Court watchers have been left marveling at the rapid race of an intellectual property dispute between a pair of Massachusetts 3D printing rivals, which raced to trial in less than four months this summer and saw a second trial between the two end Thursday.
Desktop Metal Inc. filed the case on March 19, claiming rival Markforged Inc. had violated a pair of patents related to 3D printing, while Markforged filed counterclaims alleging theft of trade secrets and breach of fiduciary duty. U.S.
District Judge William G. Young elected to skip a preliminary injunction hearing on the patent claims and proceed straight to trial in less than four months.
He’s kept the foot on the accelerator, without an apparent urging from either side, and a second jury was seated Sept. 24 on trade secrets and business tort claims, 189 days after the case was filed. The pace is significantly quicker than what is normally found in the Eastern District of Virginia, which is known as a “rocket docket” for its speedy litigation.

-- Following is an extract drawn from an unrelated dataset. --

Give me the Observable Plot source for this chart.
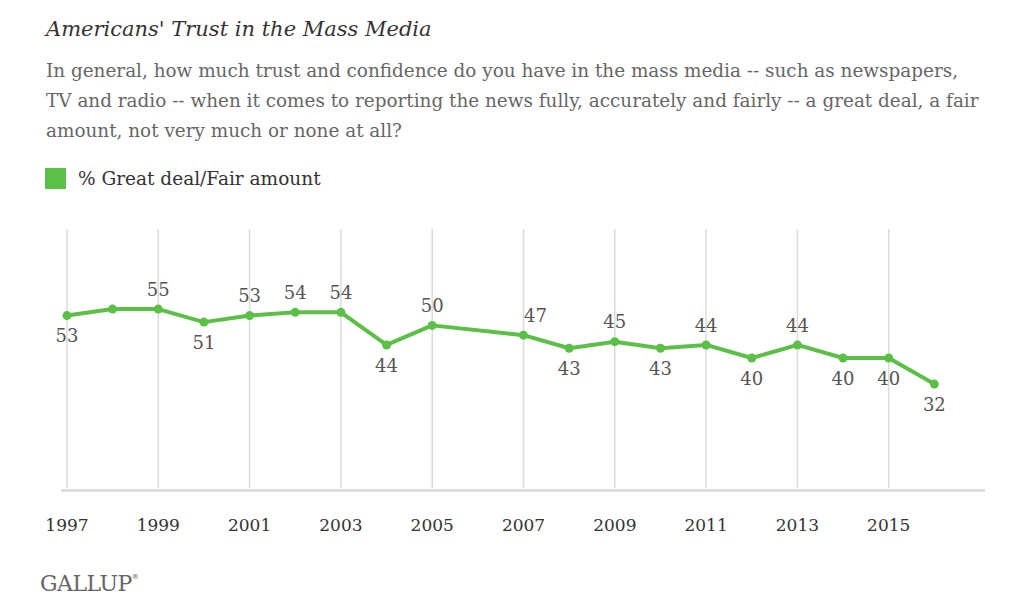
<!DOCTYPE html>
<html>
<head>
<meta charset="utf-8">
<script src="https://cdn.jsdelivr.net/npm/d3@7"></script>
<script src="https://cdn.jsdelivr.net/npm/@observablehq/plot@0.6"></script>
<style>
  html, body { margin: 0; padding: 0; background: #fff; }
  body { width: 1023px; height: 612px; position: relative; overflow: hidden; font-family: "DejaVu Serif", serif; }
  .title { position: absolute; left: 46px; top: 17px; font-size: 21px; line-height: 24px; font-style: italic; color: #333; white-space: nowrap; }
  .sub { position: absolute; left: 46px; top: 55.5px; font-size: 18.4px; line-height: 30px; color: #666; white-space: nowrap; }
  .legend { position: absolute; left: 45px; top: 163.5px; font-size: 18.5px; line-height: 30px; color: #333; white-space: nowrap; }
  .legend .sw { position: absolute; left: 0; top: 4.5px; width: 21px; height: 21px; }
  .legend span.t { position: absolute; left: 33px; top: 0; }
  #chart { position: absolute; left: 0; top: 200px; }
  .brand { position: absolute; left: 40px; top: 562px; font-size: 22px; line-height: 30px; color: #666; letter-spacing: -0.5px; white-space: nowrap; }
  .brand sup { font-size: 7px; vertical-align: 12px; }
</style>
</head>
<body>
<div class="title" id="title"></div>
<div class="sub" id="sub"></div>
<div class="legend"><div class="sw" id="sw"></div><span class="t" id="legtext"></span></div>
<div id="chart"></div>
<div class="brand">GALLUP<sup>®</sup></div>
<script>
const titleText = "Americans' Trust in the Mass Media";
const subtitleLines = [
  "In general, how much trust and confidence do you have in the mass media -- such as newspapers,",
  "TV and radio -- when it comes to reporting the news fully, accurately and fairly -- a great deal, a fair",
  "amount, not very much or none at all?"
];
const seriesName = "% Great deal/Fair amount";
const years = [1997, 1998, 1999, 2000, 2001, 2002, 2003, 2004, 2005, 2007, 2008, 2009, 2010, 2011, 2012, 2013, 2014, 2015, 2016];
const trust = [53, 55, 55, 51, 53, 54, 54, 44, 50, 47, 43, 45, 43, 44, 40, 44, 40, 40, 32];
const labelAboveYears = [1999, 2001, 2002, 2003, 2005, 2009, 2011, 2013];
const labelAboveRightYears = [2007];
const labelBelowYears = [1997, 2000, 2004, 2008, 2010, 2012, 2014, 2015, 2016];
const tickYears = [1997, 1999, 2001, 2003, 2005, 2007, 2009, 2011, 2013, 2015];

const green = "#5cbf47";
document.getElementById("title").textContent = titleText;
document.getElementById("sub").innerHTML = subtitleLines.map(l => l.replace(/&/g,"&amp;").replace(/</g,"&lt;")).join("<br>");
document.getElementById("legtext").textContent = seriesName;
document.getElementById("sw").style.background = green;

const data = years.map((year, i) => ({year, value: trust[i]}));
const above = data.filter(d => labelAboveYears.includes(d.year));
const aboveRight = data.filter(d => labelAboveRightYears.includes(d.year));
const below = data.filter(d => labelBelowYears.includes(d.year));
const labelStyle = {x: "year", y: "value", text: d => String(d.value), fill: "#555", fontSize: 18};

const chart = Plot.plot({
  width: 1023,
  height: 400,
  marginTop: 27,
  marginBottom: 112,
  marginLeft: 61,
  marginRight: 38,
  x: {domain: [1996.88, 2017.12], axis: null, label: null},
  y: {domain: [0, 80], axis: null, label: null},
  style: {fontFamily: "DejaVu Serif", background: "white", overflow: "visible"},
  marks: [
    Plot.ruleX(tickYears, {x: d => d, y1: 0, y2: 80, stroke: "#dcdcd8", strokeWidth: 1.5, insetBottom: -2}),
    Plot.ruleY([0], {stroke: "#d8d8d4", strokeWidth: 2.5, dy: 2}),
    Plot.line(data, {x: "year", y: "value", stroke: green, strokeWidth: 4, strokeLinejoin: "round"}),
    Plot.dot(data, {x: "year", y: "value", r: 4.5, fill: green}),
    Plot.text(above, {...labelStyle, dy: -19}),
    Plot.text(aboveRight, {...labelStyle, dy: -19, dx: 12}),
    Plot.text(below, {...labelStyle, dy: 21}),
    Plot.axisX({ticks: tickYears, tickFormat: d => String(d), tickSize: 0, tickPadding: 30, fontSize: 17, fill: "#333", label: null})
  ]
});
document.getElementById("chart").appendChild(chart);
</script>
</body>
</html>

“To have a full jury trial on a patent case in three or four months is almost unheard of,” said Erik Paul Belt, partner at McCarter & English LLP and past president of the Boston Patent Law Association. “Even in the rocket docket … you generally have a trial in nine months to a year and that’s considered fast.”
“One-third of the time of the famous rocket docket is speed of light fast,” Belt added.